You can make pretty much anything work as a one off project - but there is no point doing a feasibility project for a unit of one without knowing if it can be scaled.
Looking at the area for the co-ordinates and as you have plenty of solar power, it’s flat terrain and only 5km away from the village, it should be feasible with a directional antenna to get data from the lake to the village in this instance.
Once the data is available online, this is entirely feasible as long as you have internet - but it is not normal for a LoRaWAN device to be continuously transmitting.
As I previously lived in a village at 200m above sea level that was at risk of flooding and over the hill was the reservoir that supplied water to Birmingham that some summers you could see the bottom and some summer it was on overflow, I’m aware of the dynamics of large bodies of waters in the UK.

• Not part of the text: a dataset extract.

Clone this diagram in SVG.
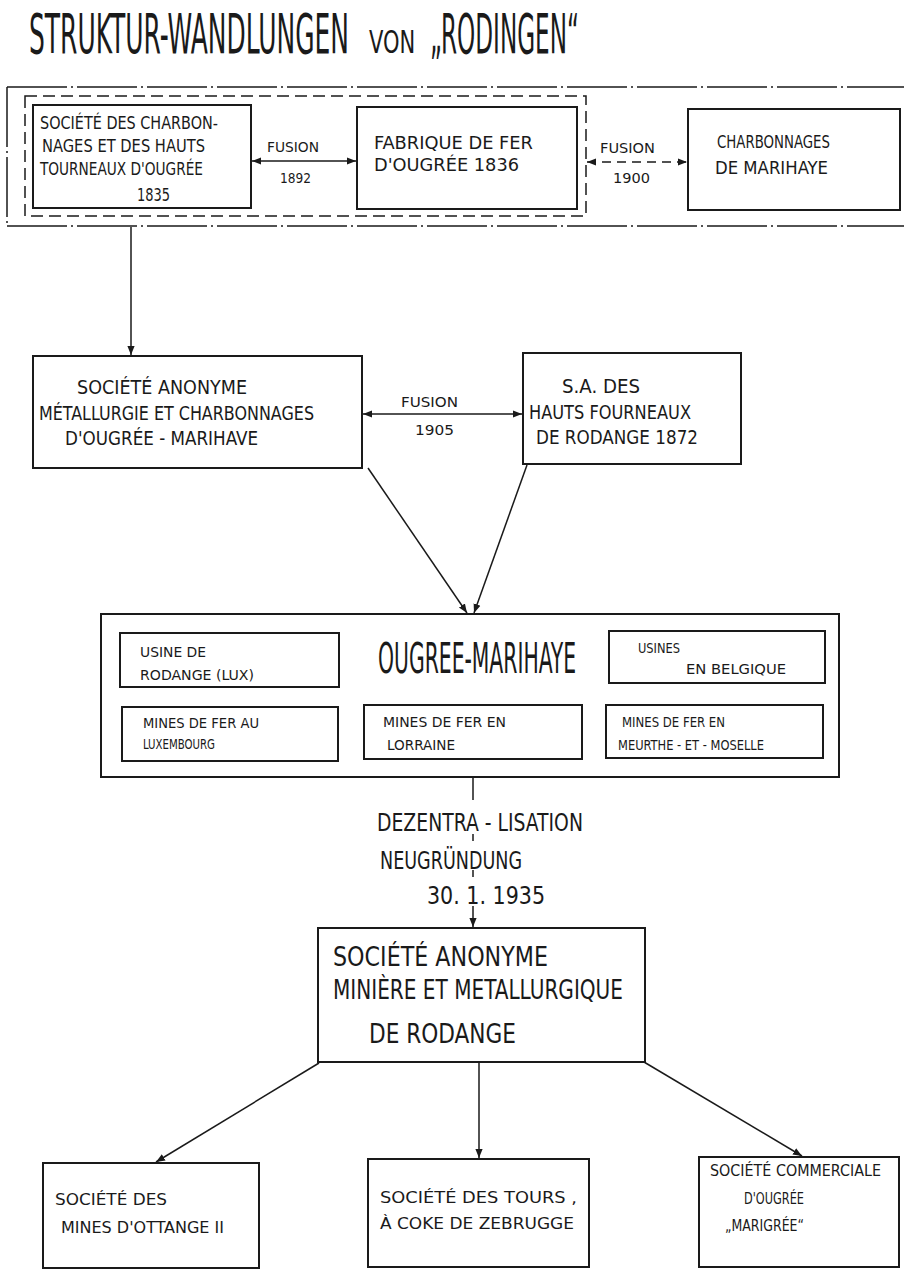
<svg xmlns="http://www.w3.org/2000/svg" width="904" height="1270" viewBox="0 0 904 1270">
<defs>
<marker id="ah" viewBox="0 0 10 10" refX="10" refY="5" markerWidth="9" markerHeight="9" markerUnits="userSpaceOnUse" orient="auto-start-reverse">
<path d="M0,1 L10,5 L0,9 Z" fill="#1a1a1a"/>
</marker>
<style>
text{font-family:"DejaVu Sans Condensed","Liberation Sans Narrow","Liberation Sans",sans-serif;fill:#1a1a1a}
.box{fill:none;stroke:#1a1a1a;stroke-width:2}
.ln{fill:none;stroke:#1a1a1a;stroke-width:1.5}
.s14{font-size:14px}
.s15{font-size:15px}
.s17{font-size:17px}
.s19{font-size:19px}
.s25{font-size:25px}
.s27{font-size:27px}
</style>
</defs>
<rect width="904" height="1270" fill="#ffffff"/>

<g id="title">
<text transform="matrix(0.5 0 0 1 29 53)" font-size="56" textLength="640" lengthAdjust="spacingAndGlyphs">STRUKTUR-WANDLUNGEN</text>
<text transform="matrix(0.7 0 0 1 369 53)" font-size="32" textLength="66" lengthAdjust="spacingAndGlyphs">VON</text>
<text transform="matrix(0.45 0 0 1 430 53)" font-size="56" textLength="331" lengthAdjust="spacingAndGlyphs">„RODINGEN“</text>
</g>

<g id="group-frames">
<path d="M7,87 H904 M7,226 H904 M7,87 V226" fill="none" stroke="#1a1a1a" stroke-width="1.5" stroke-dasharray="60,4,2,4"/>
<rect x="25" y="96" width="561" height="120" fill="none" stroke="#1a1a1a" stroke-width="1.5" stroke-dasharray="12,6"/>
</g>

<g id="n-ougree-1835">
<rect class="box" x="33" y="105" width="218" height="103"/>
<text class="s17" x="40" y="129" textLength="178" lengthAdjust="spacingAndGlyphs">SOCIÉTÉ DES CHARBON-</text>
<text class="s17" x="42" y="152" textLength="163" lengthAdjust="spacingAndGlyphs">NAGES ET DES HAUTS</text>
<text class="s17" x="40" y="175" textLength="163" lengthAdjust="spacingAndGlyphs">TOURNEAUX D'OUGRÉE</text>
<text class="s17" x="137" y="201" textLength="33" lengthAdjust="spacingAndGlyphs">1835</text>
</g>

<g id="n-fabrique">
<rect class="box" x="357" y="107" width="220" height="102"/>
<text class="s17" x="374" y="149" textLength="159" lengthAdjust="spacingAndGlyphs">FABRIQUE DE FER</text>
<text class="s17" x="374" y="171" textLength="145" lengthAdjust="spacingAndGlyphs">D'OUGRÉE   1836</text>
</g>

<g id="n-marihaye">
<rect class="box" x="688" y="109" width="212" height="101"/>
<text class="s17" x="717" y="148" textLength="113" lengthAdjust="spacingAndGlyphs">CHARBONNAGES</text>
<text class="s17" x="715" y="174" textLength="113" lengthAdjust="spacingAndGlyphs">DE  MARIHAYE</text>
</g>

<g id="n-sa-ougree-marihaye">
<rect class="box" x="33" y="356" width="329" height="112"/>
<text class="s19" x="77" y="394" textLength="170" lengthAdjust="spacingAndGlyphs">SOCIÉTÉ   ANONYME</text>
<text class="s19" x="39" y="420" textLength="275" lengthAdjust="spacingAndGlyphs">MÉTALLURGIE ET CHARBONNAGES</text>
<text class="s19" x="65" y="445" textLength="193" lengthAdjust="spacingAndGlyphs">D'OUGRÉE - MARIHAVE</text>
</g>

<g id="n-rodange-1872">
<rect class="box" x="523" y="353" width="218" height="111"/>
<text class="s19" x="562" y="393" textLength="78" lengthAdjust="spacingAndGlyphs">S.A. DES</text>
<text class="s19" x="529" y="419" textLength="162" lengthAdjust="spacingAndGlyphs">HAUTS FOURNEAUX</text>
<text class="s19" x="536" y="444" textLength="162" lengthAdjust="spacingAndGlyphs">DE RODANGE 1872</text>
</g>

<g id="n-ougree-marihaye">
<rect class="box" x="101" y="614" width="738" height="163"/>
<text transform="matrix(0.52 0 0 1 378 673)" font-size="43" textLength="381" lengthAdjust="spacingAndGlyphs">OUGREE-MARIHAYE</text>
</g>
<g id="n-usine-rodange">
<rect class="box" x="120" y="633" width="219" height="54"/>
<text class="s14" x="140" y="657" textLength="66" lengthAdjust="spacingAndGlyphs">USINE  DE</text>
<text class="s14" x="140" y="680" textLength="114" lengthAdjust="spacingAndGlyphs">RODANGE   (LUX)</text>
</g>
<g id="n-usines-belgique">
<rect class="box" x="609" y="631" width="216" height="52"/>
<text class="s14" x="638" y="653" textLength="42" lengthAdjust="spacingAndGlyphs">USINES</text>
<text class="s14" x="686" y="674" textLength="100" lengthAdjust="spacingAndGlyphs">EN  BELGIQUE</text>
</g>
<g id="n-mines-lux">
<rect class="box" x="122" y="707" width="216" height="54"/>
<text class="s14" x="143" y="728" textLength="116" lengthAdjust="spacingAndGlyphs">MINES DE FER AU</text>
<text class="s14" x="143" y="749" textLength="72" lengthAdjust="spacingAndGlyphs">LUXEMBOURG</text>
</g>
<g id="n-mines-lorraine">
<rect class="box" x="364" y="705" width="218" height="54"/>
<text class="s14" x="383" y="727" textLength="123" lengthAdjust="spacingAndGlyphs">MINES DE FER EN</text>
<text class="s14" x="387" y="750" textLength="68" lengthAdjust="spacingAndGlyphs">LORRAINE</text>
</g>
<g id="n-mines-meurthe">
<rect class="box" x="606" y="705" width="217" height="53"/>
<text class="s14" x="622" y="727" textLength="103" lengthAdjust="spacingAndGlyphs">MINES DE FER EN</text>
<text class="s14" x="618" y="750" textLength="146" lengthAdjust="spacingAndGlyphs">MEURTHE - ET - MOSELLE</text>
</g>

<g id="n-dezentralisation">
<text class="s25" x="377" y="831" textLength="206" lengthAdjust="spacingAndGlyphs">DEZENTRA - LISATION</text>
<text class="s25" x="380" y="869" textLength="142" lengthAdjust="spacingAndGlyphs">NEUGRÜNDUNG</text>
<text class="s25" x="427" y="904" textLength="118" lengthAdjust="spacingAndGlyphs">30. 1.  1935</text>
</g>

<g id="n-sa-miniere">
<rect class="box" x="318" y="928" width="327" height="134"/>
<text class="s27" x="333" y="966" textLength="215" lengthAdjust="spacingAndGlyphs">SOCIÉTÉ  ANONYME</text>
<text class="s27" x="333" y="999" textLength="290" lengthAdjust="spacingAndGlyphs">MINIÈRE ET METALLURGIQUE</text>
<text class="s27" x="369" y="1043" textLength="147" lengthAdjust="spacingAndGlyphs">DE  RODANGE</text>
</g>

<g id="n-ottange">
<rect class="box" x="43" y="1163" width="216" height="105"/>
<text class="s15" x="55" y="1205" textLength="112" lengthAdjust="spacingAndGlyphs">SOCIÉTÉ  DES</text>
<text class="s15" x="61" y="1233" textLength="163" lengthAdjust="spacingAndGlyphs">MINES  D'OTTANGE II</text>
</g>
<g id="n-zebrugge">
<rect class="box" x="368" y="1159" width="221" height="108"/>
<text class="s15" x="380" y="1203" textLength="197" lengthAdjust="spacingAndGlyphs">SOCIÉTÉ DES TOURS ,</text>
<text class="s15" x="380" y="1229" textLength="194" lengthAdjust="spacingAndGlyphs">À COKE DE ZEBRUGGE</text>
</g>
<g id="n-marigree">
<rect class="box" x="699" y="1157" width="200" height="110"/>
<text class="s15" x="710" y="1176" textLength="171" lengthAdjust="spacingAndGlyphs">SOCIÉTÉ  COMMERCIALE</text>
<text class="s15" x="744" y="1204" textLength="60" lengthAdjust="spacingAndGlyphs">D'OUGRÉE</text>
<text class="s15" x="725" y="1231" textLength="79" lengthAdjust="spacingAndGlyphs">„MARIGRÉE“</text>
</g>

<g id="connectors">
<line class="ln" x1="252" y1="161" x2="356" y2="161" marker-start="url(#ah)" marker-end="url(#ah)"/>
<text class="s14" x="267" y="152" textLength="52" lengthAdjust="spacingAndGlyphs">FUSION</text>
<text class="s14" x="280" y="183" textLength="31" lengthAdjust="spacingAndGlyphs">1892</text>
<line class="ln" x1="587" y1="162" x2="687" y2="162" stroke-dasharray="9,6" marker-start="url(#ah)" marker-end="url(#ah)"/>
<text class="s14" x="600" y="153" textLength="55" lengthAdjust="spacingAndGlyphs">FUSION</text>
<text class="s14" x="613" y="183" textLength="37" lengthAdjust="spacingAndGlyphs">1900</text>
<line class="ln" x1="131" y1="227" x2="131" y2="355" marker-end="url(#ah)"/>
<line class="ln" x1="363" y1="414" x2="522" y2="414" marker-start="url(#ah)" marker-end="url(#ah)"/>
<text class="s14" x="401" y="407" textLength="57" lengthAdjust="spacingAndGlyphs">FUSION</text>
<text class="s14" x="415" y="435" textLength="39" lengthAdjust="spacingAndGlyphs">1905</text>
<line class="ln" x1="368" y1="468" x2="467" y2="613" marker-end="url(#ah)"/>
<line class="ln" x1="527" y1="465" x2="474" y2="613" marker-end="url(#ah)"/>
<line class="ln" x1="473" y1="777" x2="473" y2="800"/>
<line class="ln" x1="473" y1="834" x2="473" y2="841"/>
<line class="ln" x1="473" y1="870" x2="473" y2="877"/>
<line class="ln" x1="473" y1="906" x2="473" y2="927" marker-end="url(#ah)"/>
<line class="ln" x1="319" y1="1063" x2="156" y2="1162" marker-end="url(#ah)"/>
<line class="ln" x1="479" y1="1063" x2="479" y2="1158" marker-end="url(#ah)"/>
<line class="ln" x1="644" y1="1062" x2="802" y2="1156" marker-end="url(#ah)"/>
</g>
</svg>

So, how often do you want the water level sensor to send a reading - hourly, daily, weekly, monthly, only when it rains, not at night?
Neither of those sensors are suitable - they are for tanks, not an open body of water!
How many villages then - 10, 100, 1000 - having some sense of scale of the project helps. Rather than finding a solution that is too big or too small - just a rough idea.
Yes, separate lakes being separately monitored - but are they mostly 1 to 5 km’s away from their village or are there many lakes that are 10km away from it’s village?
I’m not trying to sell you anything, I’m trying to un-cover the facts to help you design a solution - don’t read anything in to the questions or try to second guess what is being asked, just try and come up with a numerical or yes/no answer that feels right.
All that said, if you have one lake per village, even with two or three sensors, a LoRaWAN gateway may be overkill. Which is why you need to scope out the project in more detail - no point buying lots of LoRaWAN gateways if other solutions are more practical.